InterPore2023

Time-lapse imaging of fine particle movement in porous materials

25 May 2023, 10:15

15m

Oral Presentation (MS01) Porous Media for a Green World: Energy & Climate MS01

Speaker

Ms CHENZI SHI

Description

Particulate flow in porous materials is a common phenomenon and also one of the big challenges in flow dynamics. As one example, fines migration within porous rocks may block the pores and reduce the permeability, leading to formation damage in subsurface reservoirs. Varied physical and chemical parameters causing fines migration have been widely studied in many subsurface applications such as geothermal exploitation, oil and gas extraction and carbon storage. However, the directly imaged evidence of porous structure changes and formation damage is still limited, which makes the theoretical understanding of particulate flow challenging. This research has applied a combination of two-dimension (2D) in-situ time-lapse radiography and three-dimension (3D) X-ray tomography imaging techniques under in-situ sample environment to directly image and characterise the fines migration and deposition in porous materials.

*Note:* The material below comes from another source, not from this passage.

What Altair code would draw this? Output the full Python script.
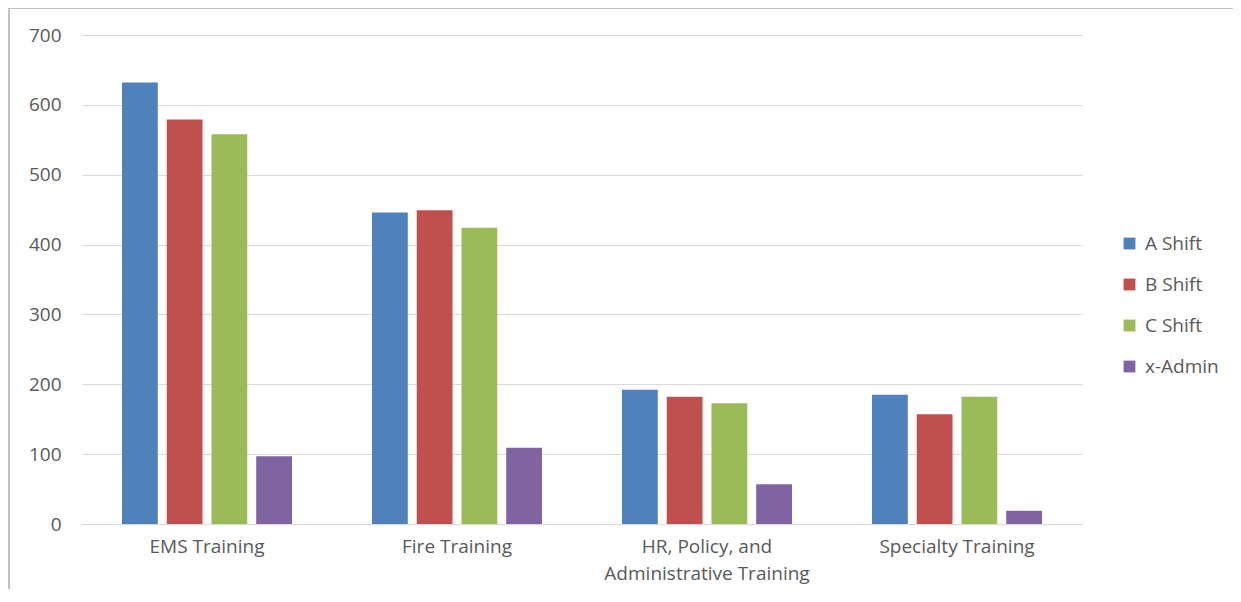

Time-lapse imaging experiment was performed at a high flux X-ray tomography scanner at National X-ray Computed Tomography facility with within an in-house designed and 3D printed high-pressure flow cell. A course-porous (pore size around 80-120 μm ) and a fine-porous (pore sizes around 40 μm) sandstones and mix-size sintered glass beads (half pores around 80-120μm and half pores <50μm) to form porous bed to analogue three different porous structure systems. A suspension fluid contains calcium carbonate powder (12μm) flew through the porous bed and deposited inside and on top of the porous samples and this progress was captured using time-lapse radiography images. X-ray tomography was performed before and after the experiment to quantify the pore structure change and the deposition of particles. The results show that fine particles tended to fill the pores evenly in the well-connected pore structure with larger pores (around 40-60μm) transformed to small pores(20-40μm). Both internal and external filter cake were formed. While in the poorly connected porous structure, pores filled the preferred flow pathways first and formed the external filter cake. This imaging experiment quantified the fines migration deposition and migration within the porous materials and the effects of pore structure controls spatially and temporally. The results have improved the theoretical understanding of fine particles migration and deposition within varied porous structure and will have wide applications in subsurface engineering, materials sciences and material engineering.